Copy the lines from the start of the records below through the line containing "plt.rcParams['font.family'] = ['Liberation", both included, and leave out the pictures.

## Start Input data

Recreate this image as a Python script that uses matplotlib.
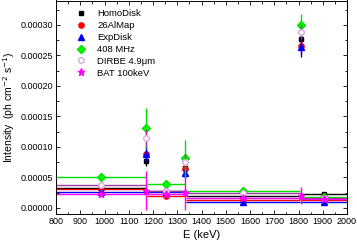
import matplotlib
matplotlib.use("Agg")
import matplotlib.pyplot as plt
from matplotlib.ticker import MultipleLocator
import numpy as np

plt.rcParams['font.family'] = ['Liberation Sans', 'DejaVu Sans']

# energy positions (keV) and half bin widths
energies = [985, 1173, 1252, 1332, 1570, 1809, 1905]
half_widths = [185, 0, 78, 0, 235, 0, 95]

series_names = ["HomoDisk", "26AlMap", "ExpDisk", "408 MHz", "DIRBE 4.9\u03bcm", "BAT 100keV"]

homodisk = [3.3e-5, 7.7e-5, 2.7e-5, 6.6e-5, 2.0e-5, 2.77e-4, 2.2e-5]
homodisk_err = [2e-6, 8e-6, 2e-6, 6e-6, 2e-6, 8e-6, 2e-6]

al26map = [3.1e-5, 8.8e-5, 2.0e-5, 6.4e-5, 1.3e-5, 2.65e-4, 1.25e-5]
al26map_err = [2e-6, 8e-6, 2e-6, 6e-6, 2e-6, 1.2e-5, 2e-6]

expdisk = [2.6e-5, 8.9e-5, 2.6e-5, 5.7e-5, 0.9e-5, 2.64e-4, 0.95e-5]
expdisk_err = [2e-6, 1.2e-5, 2e-6, 8e-6, 2e-6, 1.6e-5, 2e-6]

mhz408 = [5.0e-5, 1.31e-4, 3.9e-5, 8.1e-5, 2.7e-5, 3.0e-4, 1.8e-5]
mhz408_err = [3e-6, 3.2e-5, 3e-6, 3e-5, 3e-6, 1.8e-5, 3e-6]

dirbe = [3.7e-5, 1.15e-4, 2.8e-5, 7.6e-5, 2.4e-5, 2.89e-4, 1.7e-5]
dirbe_err = [2e-6, 1.5e-5, 2e-6, 1.2e-5, 2e-6, 1.2e-5, 2e-6]

bat = [2.3e-5, 2.8e-5, 2.2e-5, 2.4e-5, 1.6e-5, 2.0e-5, 1.4e-5]
bat_err = [2e-6, 3.2e-5, 2e-6, 2.7e-5, 2e-6, 1.4e-5, 2e-6]

W, H = 357, 247
fig = plt.figure(figsize=(W / 100, H / 100), dpi=100)
ax = fig.add_axes([56 / W, 1 - 214 / H, (347 - 56) / W, (214 - 0.5) / H])

styles = [
    (homodisk, homodisk_err, dict(color='black', marker='s', mfc='black', mec='black', ms=3.5)),
    (al26map, al26map_err, dict(color='red', marker='o', mfc='red', mec='red', ms=3.8)),
    (expdisk, expdisk_err, dict(color='blue', marker='^', mfc='blue', mec='blue', ms=4.2)),
    (mhz408, mhz408_err, dict(color='#00E000', marker='D', mfc='#00FF00', mec='#00E000', ms=3.6)),
    (dirbe, dirbe_err, dict(color='#9A3C9A', marker='o', mfc='white', mec='#D8A8E0', ms=4.0)),
    (bat, bat_err, dict(color='#FF00FF', marker='*', mfc='#FF00FF', mec='#FF00FF', ms=5.2)),
]

for name, (vals, errs, st) in zip(series_names, styles):
    c = st.pop('color')
    ax.errorbar(energies, vals, xerr=half_widths, yerr=errs, fmt='none',
                ecolor=c, elinewidth=1.0, capsize=0)
    ax.plot(energies, vals, linestyle='none', label=name, **st)

ax.set_xlim(800, 2000)
ax.set_ylim(-1e-5, 3.4e-4)
ax.xaxis.set_major_locator(MultipleLocator(100))
ax.xaxis.set_minor_locator(MultipleLocator(50))
ax.yaxis.set_major_locator(MultipleLocator(5e-5))
ax.yaxis.set_minor_locator(MultipleLocator(2.5e-5))
ax.yaxis.set_major_formatter(matplotlib.ticker.FuncFormatter(lambda v, p: f"{v:.5f}"))
ax.tick_params(which='both', direction='in', top=True, right=True, labelsize=6.5, pad=2)
ax.tick_params(which='major', length=3, width=0.6)
ax.tick_params(which='minor', length=1.8, width=0.6)
for s in ax.spines.values():
    s.set_linewidth(0.7)

ax.set_xlabel("E (keV)", fontsize=8, labelpad=3)
ax.set_ylabel("Intensity  (ph cm$^{-2}$ s$^{-1}$)", fontsize=7.5, labelpad=3)

leg = ax.legend(loc='upper left', bbox_to_anchor=(0.05, 0.985), frameon=False,
                fontsize=6.8, handlelength=1.0, handletextpad=1.2,
                labelspacing=0.3, borderaxespad=0.2)

fig.savefig("out.png", dpi=100)
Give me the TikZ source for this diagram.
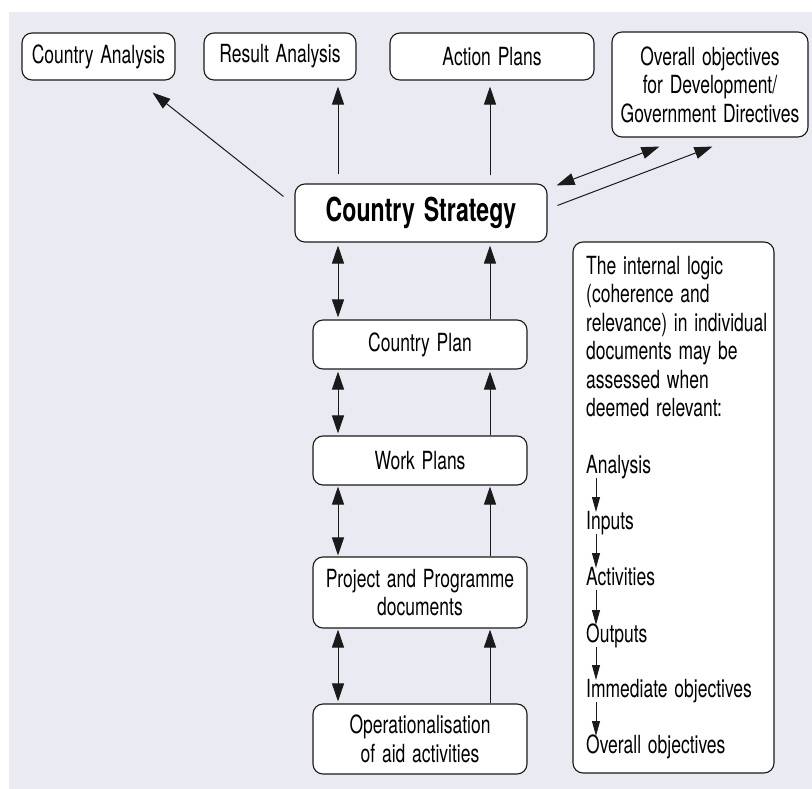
\documentclass[tikz,border=0pt]{standalone}
\usepackage{fontspec}
\setmainfont{TeX Gyre Heros}[FakeStretch=0.70, WordSpace=1.4]
\usetikzlibrary{arrows.meta,calc}
\definecolor{bgc}{HTML}{EAEAF2}
\definecolor{linec}{HTML}{1A1A1A}
\begin{document}
\begin{tikzpicture}[x=1pt,y=-1pt,
  box/.style={draw=linec, line width=1.1pt, fill=white, rounded corners=10pt,
    inner sep=0pt, align=center, font=\fontsize{25}{28.5}\selectfont},
  arr/.style={line width=1pt, draw=linec, -{Triangle[length=18pt,width=12pt]}},
  darr/.style={line width=1pt, draw=linec,
    {Triangle[length=18pt,width=12pt]}-{Triangle[length=18pt,width=12pt]}},
  sarr/.style={line width=1pt, draw=linec, -{Triangle[length=15pt,width=8pt]}},
  txt/.style={inner sep=0pt, anchor=base west, font=\fontsize{25}{28.5}\selectfont}]
\useasboundingbox (0,0) rectangle (812,789);
\fill[white] (0,0) rectangle (812,789);
\fill[bgc] (9,12) rectangle (812,789);

% top row
\node[box, minimum width=153pt, minimum height=47pt] (ca) at (98.5,56.5) {Country Analysis};
\node[box, minimum width=152pt, minimum height=47pt] (ra) at (280,56.5) {Result Analysis};
\node[box, minimum width=204pt, minimum height=47pt] (ap) at (492,56.5) {Action Plans};
\node[box, minimum width=196pt, minimum height=105pt] (oo) at (710,84.5)
  {Overall objectives\\for Development/\\Government Directives};

% centre column
\node[box, minimum width=252pt, minimum height=58pt,
  font=\bfseries\fontsize{33}{36}\selectfont] (cs) at (421,213) {Country Strategy};
\node[box, minimum width=214pt, minimum height=49pt] (cp) at (420,344.5) {Country Plan};
\node[box, minimum width=214pt, minimum height=49pt] (wp) at (420,460.5) {Work Plans};
\node[box, minimum width=214pt, minimum height=71pt] (pp) at (420,592.5)
  {Project and Programme\\documents};
\node[box, minimum width=214pt, minimum height=70pt] (op) at (420,739)
  {Operationalisation\\of aid activities};

% logic box
\node[box, minimum width=201pt, minimum height=531pt] (lb) at (673.5,507.5) {};
\node[txt] (t1) at (586,274) {The internal logic};
\node[txt] (t2) at (586,302.5) {(coherence and};
\node[txt] (t3) at (586,331) {relevance) in individual};
\node[txt] (t4) at (586,359.5) {documents may be};
\node[txt] (t5) at (586,388) {assessed when};
\node[txt] (t6) at (586,416.5) {deemed relevant:};
\node[txt] (l1) at (586,473) {Analysis};
\node[txt] (l2) at (586,529) {Inputs};
\node[txt] (l3) at (586,585) {Activities};
\node[txt] (l4) at (586,642) {Outputs};
\node[txt] (l5) at (586,697) {Immediate objectives};
\node[txt] (l6) at (586,753) {Overall objectives};
\foreach \a/\b in {l1/l2,l2/l3,l3/l4,l4/l5,l5/l6}
  \draw[sarr] ($(\a.base west)+(10,5)$) -- ($(\b.base west)+(10,-17)$);

% column guides
\coordinate (colL) at (338,0);
\coordinate (colR) at (490,0);

% arrows from Country Strategy upward
\draw[arr] ($(cs.north west)+(-11,13)$) -- ($(ca.south east)+(-23,12)$);
\draw[arr, shorten <=9pt, shorten >=6pt] (cs.north -| colL) -- (ra.south -| colL);
\draw[arr, shorten <=8pt, shorten >=6pt] (cs.north -| colR) -- (ap.south -| colR);
\draw[darr] ($(cs.north east)+(9,2)$) -- ($(oo.south west)+(48,9)$);
\draw[arr] ($(cs.north east)+(10,22)$) -- ($(oo.south west)+(101,9)$);

% left column double arrows
\draw[darr, shorten <=3pt, shorten >=2pt] (cs.south -| colL) -- (cp.north -| colL);
\draw[darr, shorten <=2pt, shorten >=2pt] (cp.south -| colL) -- (wp.north -| colL);
\draw[darr, shorten <=1pt, shorten >=1pt] (wp.south -| colL) -- (pp.north -| colL);
\draw[darr, shorten <=1pt, shorten >=2pt] (pp.south -| colL) -- (op.north -| colL);

% right column upward arrows
\draw[arr, shorten >=3pt] (cp.north -| colR) -- (cs.south -| colR);
\draw[arr, shorten >=2pt] (wp.north -| colR) -- (cp.south -| colR);
\draw[arr, shorten >=1pt] (pp.north -| colR) -- (wp.south -| colR);
\draw[arr, shorten >=1pt] (op.north -| colR) -- (pp.south -| colR);
\end{tikzpicture}
\end{document}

## End Input data

**Written answer:**
Recreate this image as a Python script that uses matplotlib.
import matplotlib
matplotlib.use("Agg")
import matplotlib.pyplot as plt
from matplotlib.ticker import MultipleLocator
import numpy as np

plt.rcParams['font.family'] = ['Liberation Sans', 'DejaVu Sans']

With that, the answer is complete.